#### Instructions for the task
Repeat the listing below word for word, stopping after the line that contains "II plannen en</text><text".

#### Data excerpt
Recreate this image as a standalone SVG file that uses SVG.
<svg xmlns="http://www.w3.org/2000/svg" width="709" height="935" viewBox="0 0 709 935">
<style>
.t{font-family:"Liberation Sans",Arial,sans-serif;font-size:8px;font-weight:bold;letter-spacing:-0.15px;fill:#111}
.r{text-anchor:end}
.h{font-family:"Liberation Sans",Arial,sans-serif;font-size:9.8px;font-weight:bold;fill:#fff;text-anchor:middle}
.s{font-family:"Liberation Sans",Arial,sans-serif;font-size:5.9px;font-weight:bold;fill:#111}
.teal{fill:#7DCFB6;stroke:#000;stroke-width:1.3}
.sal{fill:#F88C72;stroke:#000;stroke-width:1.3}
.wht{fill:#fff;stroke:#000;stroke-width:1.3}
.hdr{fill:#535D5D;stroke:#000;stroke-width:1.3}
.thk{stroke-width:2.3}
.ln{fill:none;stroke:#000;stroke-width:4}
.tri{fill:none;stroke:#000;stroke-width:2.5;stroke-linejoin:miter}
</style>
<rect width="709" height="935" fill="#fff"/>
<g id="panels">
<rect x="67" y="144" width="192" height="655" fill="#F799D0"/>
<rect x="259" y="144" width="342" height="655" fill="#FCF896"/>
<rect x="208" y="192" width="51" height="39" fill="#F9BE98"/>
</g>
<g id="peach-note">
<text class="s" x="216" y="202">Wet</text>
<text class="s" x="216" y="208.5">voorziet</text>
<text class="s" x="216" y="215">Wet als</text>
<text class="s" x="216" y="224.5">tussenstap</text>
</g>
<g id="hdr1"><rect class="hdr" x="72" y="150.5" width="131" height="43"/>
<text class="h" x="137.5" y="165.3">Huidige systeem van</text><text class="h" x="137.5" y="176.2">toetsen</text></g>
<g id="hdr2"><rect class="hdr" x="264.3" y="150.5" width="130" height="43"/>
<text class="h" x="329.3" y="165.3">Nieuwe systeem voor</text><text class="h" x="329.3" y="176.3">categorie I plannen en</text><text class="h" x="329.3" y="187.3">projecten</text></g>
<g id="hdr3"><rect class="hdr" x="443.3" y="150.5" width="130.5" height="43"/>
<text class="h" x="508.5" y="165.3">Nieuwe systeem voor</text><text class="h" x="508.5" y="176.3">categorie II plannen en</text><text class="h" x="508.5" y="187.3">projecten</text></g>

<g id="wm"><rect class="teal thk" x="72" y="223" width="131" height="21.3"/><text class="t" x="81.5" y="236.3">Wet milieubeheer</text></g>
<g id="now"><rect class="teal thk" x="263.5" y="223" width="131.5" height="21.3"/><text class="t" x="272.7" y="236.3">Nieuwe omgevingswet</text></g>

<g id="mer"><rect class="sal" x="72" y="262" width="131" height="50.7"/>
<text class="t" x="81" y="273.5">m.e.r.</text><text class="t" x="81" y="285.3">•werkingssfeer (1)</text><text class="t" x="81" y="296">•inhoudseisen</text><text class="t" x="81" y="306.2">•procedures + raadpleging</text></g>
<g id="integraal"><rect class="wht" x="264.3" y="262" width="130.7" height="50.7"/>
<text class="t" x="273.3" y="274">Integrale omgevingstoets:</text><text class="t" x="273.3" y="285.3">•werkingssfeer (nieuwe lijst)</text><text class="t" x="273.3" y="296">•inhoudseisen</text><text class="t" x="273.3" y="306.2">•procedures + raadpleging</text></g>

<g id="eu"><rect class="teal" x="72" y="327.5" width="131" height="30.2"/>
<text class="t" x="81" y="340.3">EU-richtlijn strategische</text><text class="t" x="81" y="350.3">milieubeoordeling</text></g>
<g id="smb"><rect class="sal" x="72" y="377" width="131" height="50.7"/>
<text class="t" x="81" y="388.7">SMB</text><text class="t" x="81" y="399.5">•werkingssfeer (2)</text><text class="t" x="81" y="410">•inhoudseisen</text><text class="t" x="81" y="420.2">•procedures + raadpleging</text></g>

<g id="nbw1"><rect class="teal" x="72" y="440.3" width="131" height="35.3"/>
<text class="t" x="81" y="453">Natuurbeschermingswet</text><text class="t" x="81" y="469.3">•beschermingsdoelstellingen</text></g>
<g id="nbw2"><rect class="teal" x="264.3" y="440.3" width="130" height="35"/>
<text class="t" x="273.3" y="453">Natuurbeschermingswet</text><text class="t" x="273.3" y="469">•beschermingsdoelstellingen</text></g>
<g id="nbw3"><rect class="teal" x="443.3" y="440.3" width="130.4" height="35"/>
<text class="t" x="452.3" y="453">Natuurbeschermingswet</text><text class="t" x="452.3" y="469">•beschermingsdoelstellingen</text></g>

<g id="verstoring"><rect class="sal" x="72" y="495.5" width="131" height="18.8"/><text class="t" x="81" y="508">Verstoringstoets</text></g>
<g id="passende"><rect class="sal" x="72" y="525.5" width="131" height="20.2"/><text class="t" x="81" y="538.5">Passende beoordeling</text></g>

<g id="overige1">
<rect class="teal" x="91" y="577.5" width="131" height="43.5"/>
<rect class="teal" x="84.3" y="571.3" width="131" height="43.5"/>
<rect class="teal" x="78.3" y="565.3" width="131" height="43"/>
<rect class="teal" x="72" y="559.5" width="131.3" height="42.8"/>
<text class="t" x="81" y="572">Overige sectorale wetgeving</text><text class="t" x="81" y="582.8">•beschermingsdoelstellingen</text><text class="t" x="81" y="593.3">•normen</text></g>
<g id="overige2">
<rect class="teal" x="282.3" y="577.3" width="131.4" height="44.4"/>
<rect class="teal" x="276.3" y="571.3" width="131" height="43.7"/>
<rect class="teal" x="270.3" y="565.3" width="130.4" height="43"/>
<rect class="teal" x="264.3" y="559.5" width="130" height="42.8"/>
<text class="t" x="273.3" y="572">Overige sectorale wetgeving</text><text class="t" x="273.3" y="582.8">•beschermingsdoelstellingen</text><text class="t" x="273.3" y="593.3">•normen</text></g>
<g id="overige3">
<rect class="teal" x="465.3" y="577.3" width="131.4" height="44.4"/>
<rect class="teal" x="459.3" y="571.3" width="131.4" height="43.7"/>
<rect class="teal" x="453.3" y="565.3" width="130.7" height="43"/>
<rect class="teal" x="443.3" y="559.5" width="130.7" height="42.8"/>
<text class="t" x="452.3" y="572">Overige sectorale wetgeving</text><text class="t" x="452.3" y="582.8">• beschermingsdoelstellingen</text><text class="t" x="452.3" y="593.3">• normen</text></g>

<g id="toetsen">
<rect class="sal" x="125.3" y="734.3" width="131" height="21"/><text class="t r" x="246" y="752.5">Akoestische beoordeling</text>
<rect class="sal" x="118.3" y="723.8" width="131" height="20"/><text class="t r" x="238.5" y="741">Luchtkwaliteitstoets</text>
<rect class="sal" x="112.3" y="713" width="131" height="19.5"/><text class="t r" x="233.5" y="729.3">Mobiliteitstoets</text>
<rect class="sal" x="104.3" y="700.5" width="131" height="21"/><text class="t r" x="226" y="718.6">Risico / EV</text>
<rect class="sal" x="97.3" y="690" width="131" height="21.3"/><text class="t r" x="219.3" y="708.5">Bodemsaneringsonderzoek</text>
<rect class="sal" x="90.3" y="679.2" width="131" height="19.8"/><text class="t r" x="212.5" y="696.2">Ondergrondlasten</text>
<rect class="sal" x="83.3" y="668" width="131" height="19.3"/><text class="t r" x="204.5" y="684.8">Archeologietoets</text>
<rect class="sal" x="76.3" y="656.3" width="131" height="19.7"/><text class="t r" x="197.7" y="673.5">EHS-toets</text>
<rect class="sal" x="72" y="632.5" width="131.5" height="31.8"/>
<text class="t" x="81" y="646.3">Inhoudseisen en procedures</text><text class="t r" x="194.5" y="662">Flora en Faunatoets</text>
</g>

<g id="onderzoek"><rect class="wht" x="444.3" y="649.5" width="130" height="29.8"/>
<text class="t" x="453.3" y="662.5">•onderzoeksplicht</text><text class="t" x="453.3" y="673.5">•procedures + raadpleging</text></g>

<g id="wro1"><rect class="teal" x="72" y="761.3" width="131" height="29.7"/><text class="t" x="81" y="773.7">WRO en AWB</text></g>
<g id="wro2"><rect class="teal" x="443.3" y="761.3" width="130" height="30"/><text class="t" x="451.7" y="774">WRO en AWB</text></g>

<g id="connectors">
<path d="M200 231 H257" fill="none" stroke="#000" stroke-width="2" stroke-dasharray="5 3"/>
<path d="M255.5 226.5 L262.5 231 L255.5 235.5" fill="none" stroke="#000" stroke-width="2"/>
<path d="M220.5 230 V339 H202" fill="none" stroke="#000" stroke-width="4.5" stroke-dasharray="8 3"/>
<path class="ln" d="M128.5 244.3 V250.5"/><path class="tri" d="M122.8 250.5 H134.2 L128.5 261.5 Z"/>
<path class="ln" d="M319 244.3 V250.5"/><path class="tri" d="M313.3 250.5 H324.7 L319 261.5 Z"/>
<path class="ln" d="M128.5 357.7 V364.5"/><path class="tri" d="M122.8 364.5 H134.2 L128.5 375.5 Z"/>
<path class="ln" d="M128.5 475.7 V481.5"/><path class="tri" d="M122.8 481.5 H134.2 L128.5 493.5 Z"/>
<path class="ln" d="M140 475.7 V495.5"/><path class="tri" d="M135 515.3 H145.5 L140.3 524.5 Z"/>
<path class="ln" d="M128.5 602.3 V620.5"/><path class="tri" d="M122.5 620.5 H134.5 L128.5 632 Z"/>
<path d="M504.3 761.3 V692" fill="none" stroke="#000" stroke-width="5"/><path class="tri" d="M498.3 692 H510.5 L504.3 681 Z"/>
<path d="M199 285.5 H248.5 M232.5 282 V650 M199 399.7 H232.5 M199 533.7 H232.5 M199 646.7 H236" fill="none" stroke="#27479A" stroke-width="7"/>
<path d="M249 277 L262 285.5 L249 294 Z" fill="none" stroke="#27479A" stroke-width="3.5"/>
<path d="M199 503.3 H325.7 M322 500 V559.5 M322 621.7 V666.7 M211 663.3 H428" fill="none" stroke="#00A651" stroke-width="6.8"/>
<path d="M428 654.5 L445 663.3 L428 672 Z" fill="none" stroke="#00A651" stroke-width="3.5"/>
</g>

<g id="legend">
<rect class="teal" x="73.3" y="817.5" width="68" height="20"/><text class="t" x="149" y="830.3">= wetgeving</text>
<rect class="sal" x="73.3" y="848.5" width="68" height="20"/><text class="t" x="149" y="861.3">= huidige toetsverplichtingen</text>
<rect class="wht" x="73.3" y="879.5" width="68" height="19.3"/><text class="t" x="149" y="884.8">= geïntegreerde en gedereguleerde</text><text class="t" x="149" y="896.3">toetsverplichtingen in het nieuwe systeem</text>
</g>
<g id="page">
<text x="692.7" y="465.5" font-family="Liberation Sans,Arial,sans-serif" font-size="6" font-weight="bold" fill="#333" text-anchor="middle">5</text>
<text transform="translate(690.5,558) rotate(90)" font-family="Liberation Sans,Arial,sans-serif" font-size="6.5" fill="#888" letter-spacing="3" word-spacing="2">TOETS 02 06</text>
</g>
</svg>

#### Complete response
Recreate this image as a standalone SVG file that uses SVG.
<svg xmlns="http://www.w3.org/2000/svg" width="709" height="935" viewBox="0 0 709 935">
<style>
.t{font-family:"Liberation Sans",Arial,sans-serif;font-size:8px;font-weight:bold;letter-spacing:-0.15px;fill:#111}
.r{text-anchor:end}
.h{font-family:"Liberation Sans",Arial,sans-serif;font-size:9.8px;font-weight:bold;fill:#fff;text-anchor:middle}
.s{font-family:"Liberation Sans",Arial,sans-serif;font-size:5.9px;font-weight:bold;fill:#111}
.teal{fill:#7DCFB6;stroke:#000;stroke-width:1.3}
.sal{fill:#F88C72;stroke:#000;stroke-width:1.3}
.wht{fill:#fff;stroke:#000;stroke-width:1.3}
.hdr{fill:#535D5D;stroke:#000;stroke-width:1.3}
.thk{stroke-width:2.3}
.ln{fill:none;stroke:#000;stroke-width:4}
.tri{fill:none;stroke:#000;stroke-width:2.5;stroke-linejoin:miter}
</style>
<rect width="709" height="935" fill="#fff"/>
<g id="panels">
<rect x="67" y="144" width="192" height="655" fill="#F799D0"/>
<rect x="259" y="144" width="342" height="655" fill="#FCF896"/>
<rect x="208" y="192" width="51" height="39" fill="#F9BE98"/>
</g>
<g id="peach-note">
<text class="s" x="216" y="202">Wet</text>
<text class="s" x="216" y="208.5">voorziet</text>
<text class="s" x="216" y="215">Wet als</text>
<text class="s" x="216" y="224.5">tussenstap</text>
</g>
<g id="hdr1"><rect class="hdr" x="72" y="150.5" width="131" height="43"/>
<text class="h" x="137.5" y="165.3">Huidige systeem van</text><text class="h" x="137.5" y="176.2">toetsen</text></g>
<g id="hdr2"><rect class="hdr" x="264.3" y="150.5" width="130" height="43"/>
<text class="h" x="329.3" y="165.3">Nieuwe systeem voor</text><text class="h" x="329.3" y="176.3">categorie I plannen en</text><text class="h" x="329.3" y="187.3">projecten</text></g>
<g id="hdr3"><rect class="hdr" x="443.3" y="150.5" width="130.5" height="43"/>
<text class="h" x="508.5" y="165.3">Nieuwe systeem voor</text><text class="h" x="508.5" y="176.3">categorie II plannen en</text><text class="h" x="508.5" y="187.3">projecten</text></g>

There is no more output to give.